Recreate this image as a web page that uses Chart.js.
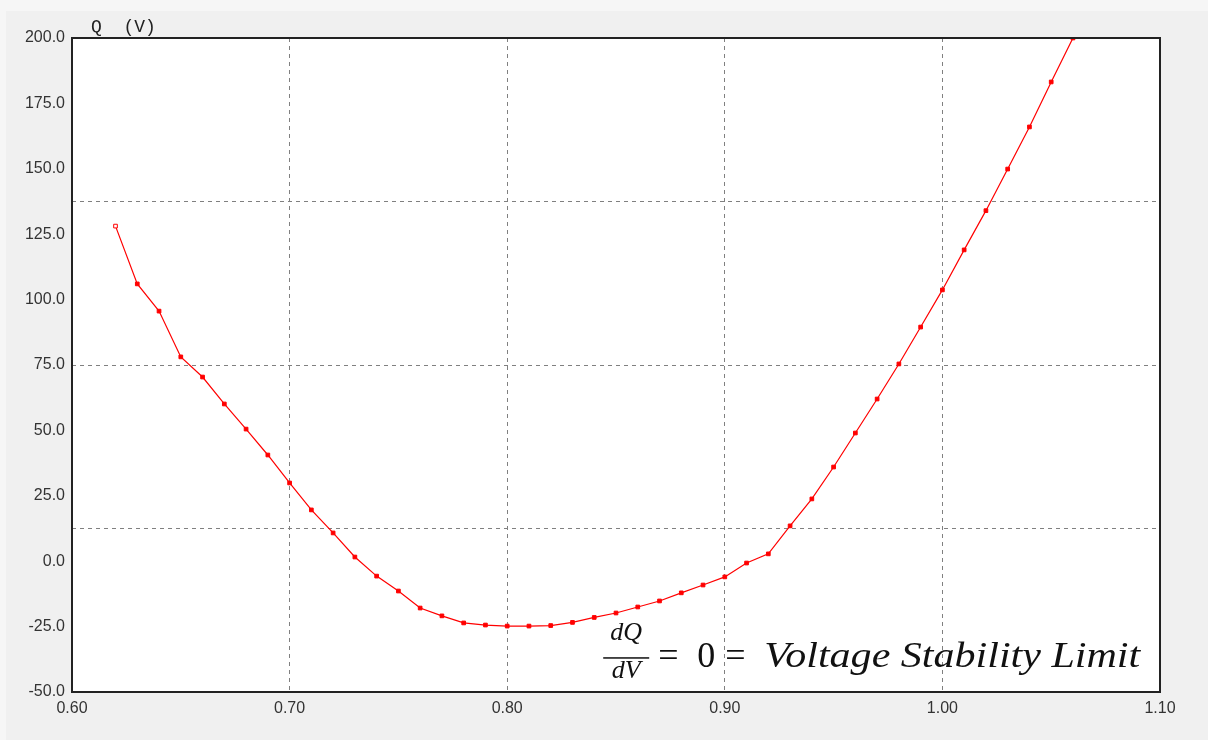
<!DOCTYPE html>
<html>
<head>
<meta charset="utf-8">
<script src="https://cdn.jsdelivr.net/npm/chart.js@4/dist/chart.umd.min.js"></script>
<style>
  html, body { margin: 0; padding: 0; background: #f0f0f0; }
  #wrap { width: 1208px; height: 740px; }
</style>
</head>
<body>
<div id="wrap"><canvas id="qvCanvas"></canvas></div>
<script>
// Q-V curve, voltage (pu) vs reactive power
const voltage = [0.62, 0.63, 0.64, 0.65, 0.66, 0.67, 0.68, 0.69, 0.70, 0.71,
  0.72, 0.73, 0.74, 0.75, 0.76, 0.77, 0.78, 0.79, 0.80, 0.81,
  0.82, 0.83, 0.84, 0.85, 0.86, 0.87, 0.88, 0.89, 0.90, 0.91,
  0.92, 0.93, 0.94, 0.95, 0.96, 0.97, 0.98, 0.99, 1.00, 1.01,
  1.02, 1.03, 1.04, 1.05, 1.06];
const qValues = [128.1, 106.0, 95.6, 78.1, 70.4, 60.1, 50.5, 40.6, 29.9, 19.6,
  10.8, 1.6, -5.7, -11.4, -17.9, -20.9, -23.6, -24.4, -24.8, -24.8,
  -24.6, -23.4, -21.5, -19.8, -17.5, -15.2, -12.1, -9.1, -6.0, -0.7,
  2.8, 13.5, 23.8, 36.0, 49.0, 62.0, 75.4, 89.5, 103.7, 119.0,
  134.0, 149.9, 166.0, 183.2, 200.0];
const xTicks = [0.60, 0.70, 0.80, 0.90, 1.00, 1.10];
const yTicks = [-50, -25, 0, 25, 50, 75, 100, 125, 150, 175, 200];
const yGridLines = [-50, 12.5, 75, 137.5, 200];
const axisLabel = "Q  (V)";
const noteText = "Voltage Stability Limit";

const tickFont = { family: "'Liberation Sans', Arial, sans-serif", size: 16 };
const gridColor = "#808080";

const framePlugin = {
  id: "frame",
  beforeDraw(chart) {
    const ctx = chart.ctx;
    const a = chart.chartArea;
    ctx.save();
    ctx.fillStyle = "#f0f0f0";
    ctx.fillRect(0, 0, chart.width, chart.height);
    ctx.fillStyle = "#f6f6f6";
    ctx.fillRect(0, 0, chart.width, 11);
    ctx.fillRect(0, 0, 6, chart.height);
    ctx.fillStyle = "#ffffff";
    ctx.fillRect(a.left, a.top, a.right - a.left, a.bottom - a.top);
    ctx.restore();
  },
  afterDraw(chart) {
    const ctx = chart.ctx;
    const a = chart.chartArea;
    ctx.save();
    ctx.strokeStyle = "#222";
    ctx.lineWidth = 2;
    ctx.strokeRect(a.left, a.top, a.right - a.left, a.bottom - a.top);

    // axis title
    ctx.fillStyle = "#222";
    ctx.font = "18px 'Liberation Mono', 'DejaVu Sans Mono', monospace";
    ctx.textBaseline = "alphabetic";
    ctx.fillText(axisLabel, a.left + 19, 32);

    // dQ/dV = 0 = Voltage Stability Limit
    const x0 = chart.scales.x.getPixelForValue(0.8) + 96;
    const base = chart.scales.y.getPixelForValue(0) + 106;
    ctx.fillStyle = "#111";
    ctx.font = "italic 26px 'Liberation Serif', 'DejaVu Serif', serif";
    ctx.textAlign = "center";
    const fracW = 46;
    ctx.fillText("dQ", x0 + fracW / 2, base - 27);
    ctx.fillText("dV", x0 + fracW / 2, base + 11);
    ctx.fillRect(x0, base - 10, fracW, 1.5);
    ctx.textAlign = "left";
    ctx.font = "36px 'Liberation Serif', 'DejaVu Serif', serif";
    ctx.fillText("=", x0 + 55, base);
    ctx.fillText("0", x0 + 94, base);
    ctx.fillText("=", x0 + 122, base);
    ctx.font = "italic 36px 'Liberation Serif', 'DejaVu Serif', serif";
    const w = ctx.measureText(noteText).width;
    const target = 376;
    ctx.save();
    ctx.translate(x0 + 161, base);
    ctx.scale(target / w, 1);
    ctx.fillText(noteText, 0, 0);
    ctx.restore();
    ctx.restore();
  }
};

const pointFill = qValues.map((v, i) => (i === 0 ? "#ffffff" : "#ff0000"));

new Chart(document.getElementById("qvCanvas"), {
  type: "line",
  data: {
    datasets: [{
      data: voltage.map((v, i) => ({ x: v, y: qValues[i] })),
      borderColor: "#ff0000",
      borderWidth: 1.2,
      pointStyle: "rect",
      pointRadius: 2.6,
      pointBorderWidth: 1,
      pointBorderColor: "#ff0000",
      pointBackgroundColor: pointFill,
      fill: false,
      tension: 0,
    }]
  },
  options: {
    responsive: true,
    maintainAspectRatio: false,
    animation: false,
    events: [],
    layout: { padding: { left: 0, top: 38, right: 48, bottom: 0 } },
    plugins: { legend: { display: false }, tooltip: { enabled: false } },
    scales: {
      x: {
        type: "linear",
        min: 0.6,
        max: 1.1,
        afterBuildTicks: (s) => { s.ticks = xTicks.map(v => ({ value: v })); },
        afterFit: (s) => { s.height = 48; },
        ticks: {
          font: tickFont,
          color: "#333",
          padding: 7,
          maxRotation: 0,
          callback: (v) => Number(v).toFixed(2),
        },
        grid: {
          drawTicks: false,
          lineWidth: 1,
          color: (c) => (c.index === 0 || c.index === xTicks.length - 1) ? "rgba(0,0,0,0)" : gridColor,
        },
        border: { display: false, dash: [4, 4] },
      },
      y: {
        type: "linear",
        position: "left",
        min: -50,
        max: 200,
        afterBuildTicks: (s) => { s.ticks = yTicks.map(v => ({ value: v })); },
        afterFit: (s) => { s.width = 72; },
        ticks: {
          font: tickFont,
          color: "#333",
          padding: 7,
          callback: (v) => Number(v).toFixed(1),
        },
        grid: { display: false, drawTicks: false },
        border: { display: false },
      },
      yGrid: {
        type: "linear",
        position: "left",
        min: -50,
        max: 200,
        afterBuildTicks: (s) => { s.ticks = yGridLines.map(v => ({ value: v })); },
        afterFit: (s) => { s.width = 0; },
        ticks: { display: false },
        grid: {
          drawTicks: false,
          lineWidth: 1,
          color: (c) => (c.index === 0 || c.index === yGridLines.length - 1) ? "rgba(0,0,0,0)" : gridColor,
        },
        border: { display: false, dash: [4, 4] },
      },
    },
  },
  plugins: [framePlugin],
});
</script>
</body>
</html>
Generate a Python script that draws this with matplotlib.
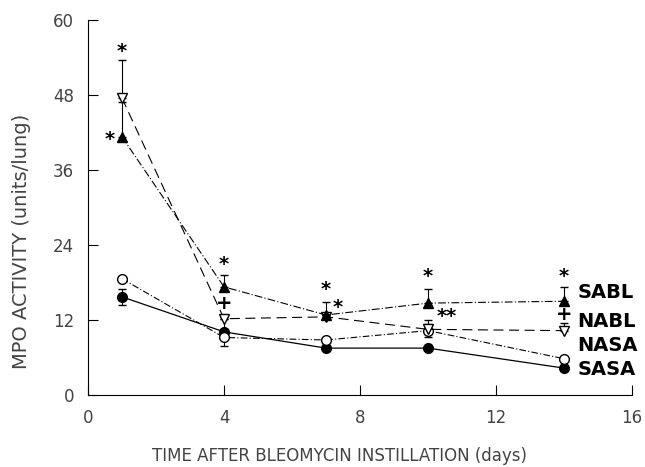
import numpy as np
import matplotlib
matplotlib.use('Agg')
import matplotlib.pyplot as plt

### MPO activity after bleomycin instillation

days = [1, 4, 7, 10, 14]

sabl = [41.3, 17.3, 12.8, 14.7, 15.0]
sabl_err = [5.5, 1.9, 2.1, 2.3, 2.3]
nabl = [47.5, 12.2, 12.5, 10.5, 10.3]
nabl_err = [6.1, 0.0, 0.0, 1.5, 1.2]
nasa = [18.6, 9.2, 8.8, 10.3, 5.8]
nasa_err = [0.0, 0.0, 0.0, 1.0, 0.0]
sasa = [15.7, 10.1, 7.5, 7.5, 4.3]
sasa_err = [1.3, 2.3, 0.0, 0.0, 0.0]

names = ['SABL', 'NABL', 'NASA', 'SASA']
name_y = [14.8, 10.2, 6.4, 2.6]

# asteriscos / cruzes de significância: (x, y, texto)
marks_x = [1, 0.65, 4, 4, 7, 7.35, 10, 10.55, 14, 14]
marks_y = [55.0, 40.8, 20.8, 14.7, 16.8, 14.0, 19.0, 12.6, 19.0, 12.8]
marks_txt = ['*', '*', '*', '+', '*', '*', '*', '**', '*', '+']

cor = 'black'
cinza = '#444444'
fig = plt.figure(figsize=(6.45, 4.67), dpi=100)
ax = fig.add_axes([0.1364, 0.1542, 0.8436, 0.803])

# SASA - sólido, círculo cheio
ax.errorbar(days, sasa, yerr=sasa_err, color=cor, lw=0.9, ls='-',
            marker='o', ms=7, mfc=cor, capsize=3, elinewidth=0.8)
# NASA - tracejado curto, círculo aberto
ax.errorbar(days, nasa, yerr=nasa_err, color=cor, lw=0.8, ls=(0, (6, 2, 1, 2)),
            marker='o', ms=7, mfc='white', capsize=3, elinewidth=0.8)
# NABL - tracejado longo, triângulo invertido aberto
ax.errorbar(days, nabl, yerr=[np.zeros(5), nabl_err], color=cor, lw=0.8,
            ls=(0, (9, 5)), marker='v', ms=7, mfc='white', capsize=3, elinewidth=0.8)
# SABL - traço-ponto, triângulo cheio
ax.errorbar(days, sabl, yerr=[np.zeros(5), sabl_err], color=cor, lw=0.8,
            ls=(0, (7, 2, 1, 2)), marker='^', ms=7, mfc=cor, capsize=3, elinewidth=0.8)

for x, y, t in zip(marks_x, marks_y, marks_txt):
    ax.text(x, y, t, ha='center', va='center', fontsize=14, fontweight='bold')

for n, y in zip(names, name_y):
    ax.text(14.4, y, n, ha='left', va='bottom', fontsize=14, fontweight='bold')

ax.set_xlim(0, 16)
ax.set_ylim(0, 60)
ax.set_xticks([0, 4, 8, 12, 16])
ax.set_yticks([0, 12, 24, 36, 48, 60])
ax.spines['top'].set_visible(False)
ax.spines['right'].set_visible(False)
ax.tick_params(direction='in', length=7, labelsize=12, labelcolor=cinza)
ax.tick_params(axis='x', pad=10)
ax.tick_params(axis='y', pad=10)

ax.set_xlabel('TIME AFTER BLEOMYCIN INSTILLATION (days)', fontsize=12,
              color=cinza)
ax.xaxis.set_label_coords(0.463, -0.14)
ax.set_ylabel('MPO ACTIVITY (units/lung)', fontsize=14, color=cinza)
ax.yaxis.set_label_coords(-0.105, 0.41)

plt.savefig('out.png', dpi=100)
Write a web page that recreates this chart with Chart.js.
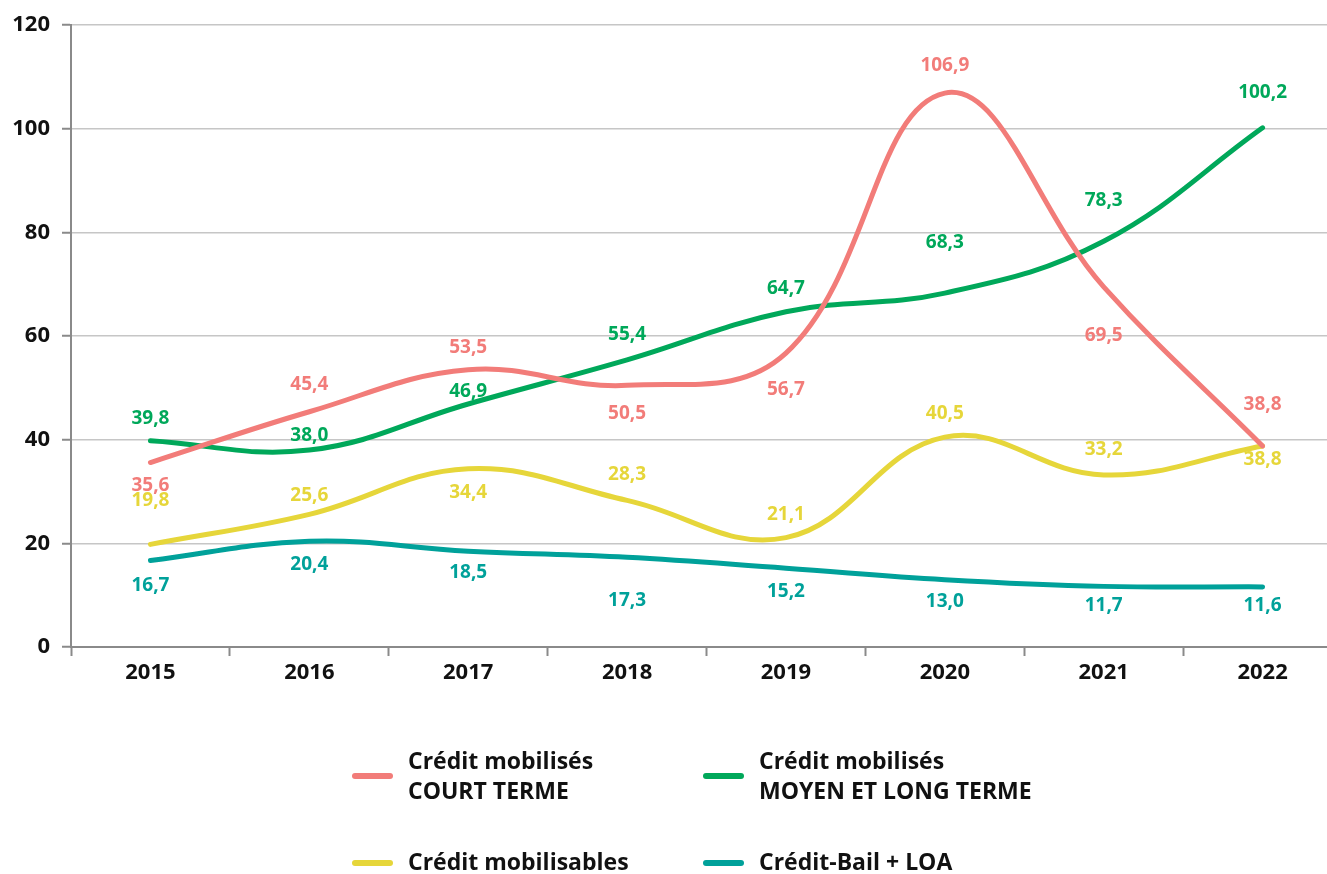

====

Find the count of lines in the data above where the string "script" occurs. Provide that number alone.

• _Answer in full_: 4